I imagine that, for the player, going through that patch without managing to score must have been extremely irritating – though probably nowhere near as irritating as running your socks off, making chances, providing assists, opening up holes for other players to exploit by being a permanently mobile pest and defender-magnet, leaving the pitch on the winning side at the end of the game, and finding that all people still wanted to talk about was the fact that you hadn’t managed to score.
Enough of that, though. Here was a match in which Werner ran his socks off, made chances, provided an assist (his fifth one of those, as well), opened up holes for other players to exploit by being a permanently mobile pest and defender-magnet, left the pitch on the winning side at the end of the game AND scored. Sky made him the Man of the Match, having little alternative, although Mateo Kovacic would have merited at least a place on the podium, in my opinion.
Anyway, the broader picture shows that, on the back of these endeavours, we have now gone six games unbeaten since Thomas Tuchel arrived, have accumulated five successive wins in all competitions and have played nine solid hours of football during which the only person to breach our defence has been Toni Rudiger which, for obvious reasons, doesn’t count. Oh, and Timo Werner has scored. Definitely.
The upshot is that we are in fourth place in the table and just four points off second, and with Liverpool dislodged from the Champions League spots and possibly still gratifyingly on the slide in sixth.

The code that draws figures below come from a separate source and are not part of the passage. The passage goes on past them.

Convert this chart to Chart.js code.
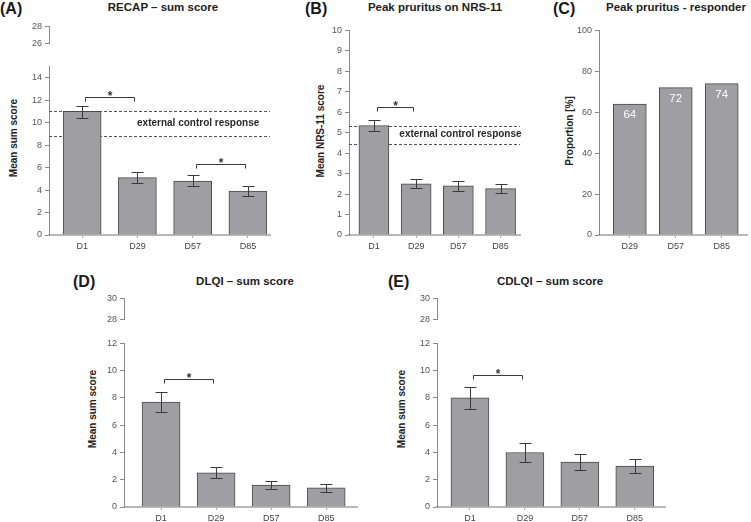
<!DOCTYPE html>
<html>
<head>
<meta charset="utf-8">
<script src="https://cdn.jsdelivr.net/npm/chart.js@4"></script>
<style>
  body { margin: 0; background: #fff; font-family: "Liberation Sans", Arial, sans-serif; }
  #page { position: relative; width: 751px; height: 522px; overflow: hidden; }
  canvas { position: absolute; }
  .tag { position: absolute; font-weight: bold; font-size: 16px; line-height: 18px; color: #1a1a1a; }
  .head { position: absolute; font-weight: bold; font-size: 11.5px; line-height: 14px; color: #222; white-space: nowrap; transform: translateX(-50%); }
  .ytitle { position: absolute; font-weight: bold; font-size: 10px; line-height: 12px; color: #222; white-space: nowrap; transform: translate(-50%, -50%) rotate(-90deg); }
</style>
</head>
<body>
<div id="page">
  <div class="tag" style="left:0px; top:0px">(A)</div>
  <div class="head" style="left:163px; top:0px">RECAP –  sum score</div>
  <div class="ytitle" style="left:14px; top:138px">Mean sum score</div>
  <canvas id="recapTop" width="60" height="34" style="left:0px; top:18px"></canvas>
  <canvas id="recap" width="274" height="197" style="left:0px; top:58px"></canvas>

  <div class="tag" style="left:305px; top:0px">(B)</div>
  <div class="head" style="left:435px; top:0px">Peak pruritus on NRS-11</div>
  <div class="ytitle" style="left:321px; top:131px">Mean NRS-11 score</div>
  <canvas id="nrs" width="224" height="233" style="left:300px; top:22px"></canvas>

  <div class="tag" style="left:553px; top:0px">(C)</div>
  <div class="head" style="left:676px; top:0px">Peak pruritus - responder</div>
  <div class="ytitle" style="left:570px; top:131px">Proportion [%]</div>
  <canvas id="resp" width="201" height="233" style="left:550px; top:22px"></canvas>

  <div class="tag" style="left:73px; top:273px">(D)</div>
  <div class="head" style="left:245px; top:274px">DLQI – sum score</div>
  <div class="ytitle" style="left:93px; top:409px">Mean sum score</div>
  <canvas id="dlqiTop" width="60" height="38" style="left:75px; top:290px"></canvas>
  <canvas id="dlqi" width="286" height="192" style="left:75px; top:335px"></canvas>

  <div class="tag" style="left:388px; top:273px">(E)</div>
  <div class="head" style="left:550px; top:274px">CDLQI – sum score</div>
  <div class="ytitle" style="left:402px; top:409px">Mean sum score</div>
  <canvas id="cdlqiTop" width="60" height="38" style="left:388px; top:290px"></canvas>
  <canvas id="cdlqi" width="281" height="192" style="left:388px; top:335px"></canvas>
</div>
<script>
// visits
const days = ["D1", "D29", "D57", "D85"];
const responderDays = ["D29", "D57", "D85"];

// (A) RECAP sum score, mean with error range
const recapMean = [11.0, 5.1, 4.8, 3.9];
const recapLow = [10.4, 4.6, 4.35, 3.5];
const recapHigh = [11.5, 5.6, 5.3, 4.35];
const recapControl = [8.8, 11.0];
const recapSig = [[0, 1, 12.3], [2, 3, 6.3]];

// (B) peak pruritus NRS-11
const nrsMean = [5.35, 2.5, 2.4, 2.27];
const nrsLow = [5.1, 2.28, 2.15, 2.05];
const nrsHigh = [5.6, 2.72, 2.65, 2.5];
const nrsControl = [4.45, 5.35];
const nrsSig = [[0, 1, 6.25]];

// (C) responder proportion [%]
const responderPct = [64, 72, 74];

// (D) DLQI
const dlqiMean = [7.7, 2.5, 1.6, 1.4];
const dlqiLow = [7.0, 2.1, 1.3, 1.1];
const dlqiHigh = [8.4, 2.9, 1.9, 1.7];
const dlqiSig = [[0, 1, 9.4]];

// (E) CDLQI
const cdlqiMean = [8.0, 4.0, 3.3, 3.0];
const cdlqiLow = [7.2, 3.3, 2.7, 2.5];
const cdlqiHigh = [8.8, 4.7, 3.9, 3.5];
const cdlqiSig = [[0, 1, 9.7]];

const noteText = "external control response";

Chart.defaults.font.family = "'Liberation Sans', Arial, sans-serif";
Chart.defaults.animation = false;

// error bars, brackets, dashed control lines, notes
const extras = {
  id: "extras",
  beforeDatasetsDraw(chart, args, o) {
    if (!o.control) return;
    const { ctx, chartArea: a } = chart;
    const y = chart.scales.y;
    ctx.save();
    ctx.strokeStyle = "#555";
    ctx.lineWidth = 1;
    ctx.setLineDash([3, 2]);
    o.control.forEach(v => {
      const py = Math.round(y.getPixelForValue(v)) + 0.5;
      ctx.beginPath();
      ctx.moveTo(a.left, py);
      ctx.lineTo(a.right, py);
      ctx.stroke();
    });
    ctx.restore();
  },
  afterDatasetsDraw(chart, args, o) {
    const { ctx } = chart;
    const x = chart.scales.x, y = chart.scales.y;
    ctx.save();
    ctx.strokeStyle = "#3a3a3a";
    ctx.lineWidth = 1;
    if (o.low) {
      o.low.forEach((lo, i) => {
        const px = Math.round(x.getPixelForValue(i)) + 0.5;
        const y1 = Math.round(y.getPixelForValue(lo)) + 0.5;
        const y2 = Math.round(y.getPixelForValue(o.high[i])) + 0.5;
        ctx.beginPath();
        ctx.moveTo(px, y1); ctx.lineTo(px, y2);
        ctx.moveTo(px - 6, y1); ctx.lineTo(px + 6, y1);
        ctx.moveTo(px - 6, y2); ctx.lineTo(px + 6, y2);
        ctx.stroke();
      });
    }
    (o.sig || []).forEach(([from, to, v]) => {
      const x1 = Math.round(x.getPixelForValue(from)) + 3.5;
      const x2 = Math.round(x.getPixelForValue(to)) - 2.5;
      const py = Math.round(y.getPixelForValue(v)) + 0.5;
      ctx.beginPath();
      ctx.moveTo(x1, py + 4); ctx.lineTo(x1, py); ctx.lineTo(x2, py); ctx.lineTo(x2, py + 4);
      ctx.stroke();
      ctx.fillStyle = "#333";
      ctx.font = "bold 12px 'Liberation Sans', Arial";
      ctx.textAlign = "center";
      ctx.textBaseline = "alphabetic";
      ctx.fillText("*", (x1 + x2) / 2, py + 2);
    });
    if (o.control) {
      ctx.fillStyle = "#2a2a2a";
      ctx.font = "bold 10px 'Liberation Sans', Arial";
      ctx.textAlign = "center";
      ctx.textBaseline = "middle";
      const mid = (o.control[0] + o.control[1]) / 2;
      ctx.fillText(noteText, x.getPixelForValue(o.noteAt), y.getPixelForValue(mid));
    }
    if (o.values) {
      ctx.fillStyle = "#fff";
      ctx.font = "11.5px 'Liberation Sans', Arial";
      ctx.textAlign = "center";
      ctx.textBaseline = "middle";
      o.values.forEach((v, i) => {
        ctx.fillText(String(v), x.getPixelForValue(i), y.getPixelForValue(v) + 11);
      });
    }
    ctx.restore();
  }
};

function yScale(min, max, step) {
  return {
    min, max,
    ticks: { stepSize: step, color: "#555", font: { size: 9 }, padding: 3 },
    grid: { drawOnChartArea: false, tickLength: 4, color: "#888" },
    border: { color: "#8a8a8a", width: 1 },
    afterBuildTicks: s => {
      s.ticks = s.ticks.filter(t => Math.abs(t.value / step - Math.round(t.value / step)) < 1e-6);
    },
    afterFit: s => { s.width = 49; }
  };
}

function xScale(labels, min, max) {
  return {
    type: "linear", min, max, offset: false,
    afterBuildTicks: s => { s.ticks = labels.map((_, i) => ({ value: i })); },
    ticks: { callback: v => labels[v], color: "#444", font: { size: 9 }, padding: 3, autoSkip: false, maxRotation: 0 },
    grid: { drawOnChartArea: false, tickLength: 3, color: "#aaa", offset: false },
    border: { color: "#b8b8b8", width: 2 },
    afterFit: s => { s.height = 20; }
  };
}

function barChart(id, labels, values, thickness, xMin, xMax, yMin, yMax, step, extra) {
  return new Chart(document.getElementById(id), {
    type: "bar",
    data: {
      datasets: [{
        data: values.map((v, i) => ({ x: i, y: v })),
        backgroundColor: "#9f9fa3",
        borderColor: "#4a4a4a",
        borderWidth: 1,
        barThickness: thickness
      }]
    },
    options: {
      responsive: false,
      layout: { padding: { top: 6, right: 4, left: 0, bottom: 0 } },
      plugins: { legend: { display: false }, tooltip: { enabled: false }, extras: extra },
      scales: { x: xScale(labels, xMin, xMax), y: yScale(yMin, yMax, step) }
    },
    plugins: [extras]
  });
}

// upper stub of a broken axis
function axisStub(id, yMin, yMax) {
  return new Chart(document.getElementById(id), {
    type: "bar",
    data: { datasets: [] },
    options: {
      responsive: false,
      layout: { padding: { top: 6, right: 4, left: 0, bottom: 4 } },
      plugins: { legend: { display: false }, tooltip: { enabled: false } },
      scales: { x: { type: "linear", display: false }, y: yScale(yMin, yMax, 2) }
    }
  });
}

axisStub("recapTop", 26, 28);
barChart("recap", days, recapMean, 38, -0.6, 3.4, 0, 15, 2,
  { low: recapLow, high: recapHigh, control: recapControl, noteAt: 2.1, sig: recapSig });

barChart("nrs", days, nrsMean, 30, -0.59, 3.46, 0, 10, 1,
  { low: nrsLow, high: nrsHigh, control: nrsControl, noteAt: 2.05, sig: nrsSig });

barChart("resp", responderDays, responderPct, 33, -0.67, 2.55, 0, 100, 20,
  { values: responderPct });

axisStub("dlqiTop", 28, 30);
barChart("dlqi", days, dlqiMean, 38, -0.673, 3.56, 0, 12, 2,
  { low: dlqiLow, high: dlqiHigh, sig: dlqiSig });

axisStub("cdlqiTop", 28, 30);
barChart("cdlqi", days, cdlqiMean, 38, -0.6, 3.55, 0, 12, 2,
  { low: cdlqiLow, high: cdlqiHigh, sig: cdlqiSig });
</script>
</body>
</html>
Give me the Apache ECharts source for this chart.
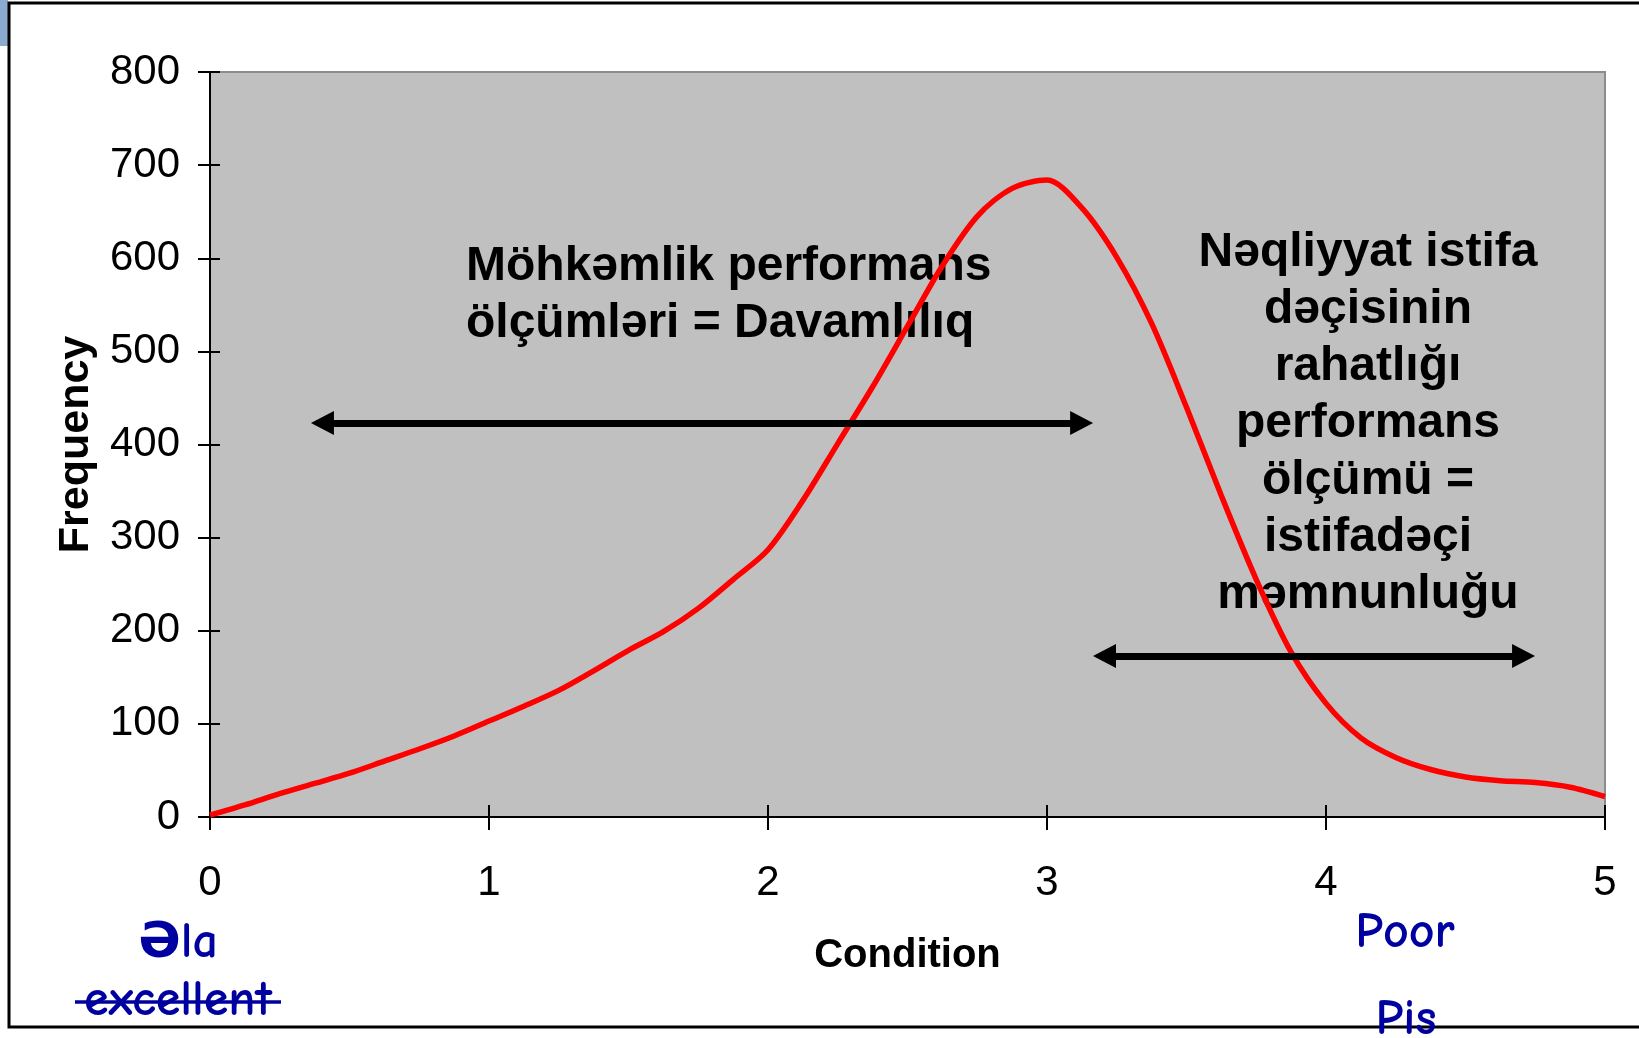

Incidentally, in a hurry to point out that particular detail, Gary Neville went to the extent of speaking out of turn on Sky Sports after our game on Monday night, butting in on the presenter during the screening of the table. Poor show. That kind of instant, just-add-water gloating is all very well for the rest of us, but it ill becomes a supposedly authoritative and independent pundit employed to illuminate the game on the platform of a revered broadcaster. It was quite funny, though.
Next up, Southampton away and, beyond them, Atletico Madrid, doubly away in Bucharest. But even while the glamourously sharp bits of the Champions League roll into view, let’s not overlook the fact that we are now a single home win over Sheffield United away from the penultimate round of the FA Cup, which would, of course, mean a trip to Wembley and a great day out for the… oh, yeah. Forgot for a moment there.
At Barnsley last Thursday night, during the performance that put us into the quarter-finals, Tammy Abraham’s goal was arguably eclipsed only by his goal-line clearance, a piece of reflex elasticity which you would normally expect only a seal to be capable of managing.
And hats off to everyone connected with our organisation for their restraint afterwards in not mentioning, by way of extenuating circumstances for what was arguably the most rough-edged performance of the new era, the condition of the pitch, which was surely the elephant in the room during those 90 minutes. In fact, the elephant seemed to have staged a war-game on the grass with a number of its closest friends beforehand, leaving behind a surface which looked highly reminiscent to me of the current condition of my local London common, following lockdown-related overuse.
Still, classic cup conditions, I guess, and an evocative throwback to the days when black and white pictures of the Somme circa 1916 were the very much the inspiration for football’s ‘winter look’.
The Champions League, though? Different time in history, different pitches. Or let’s hope so, anyway.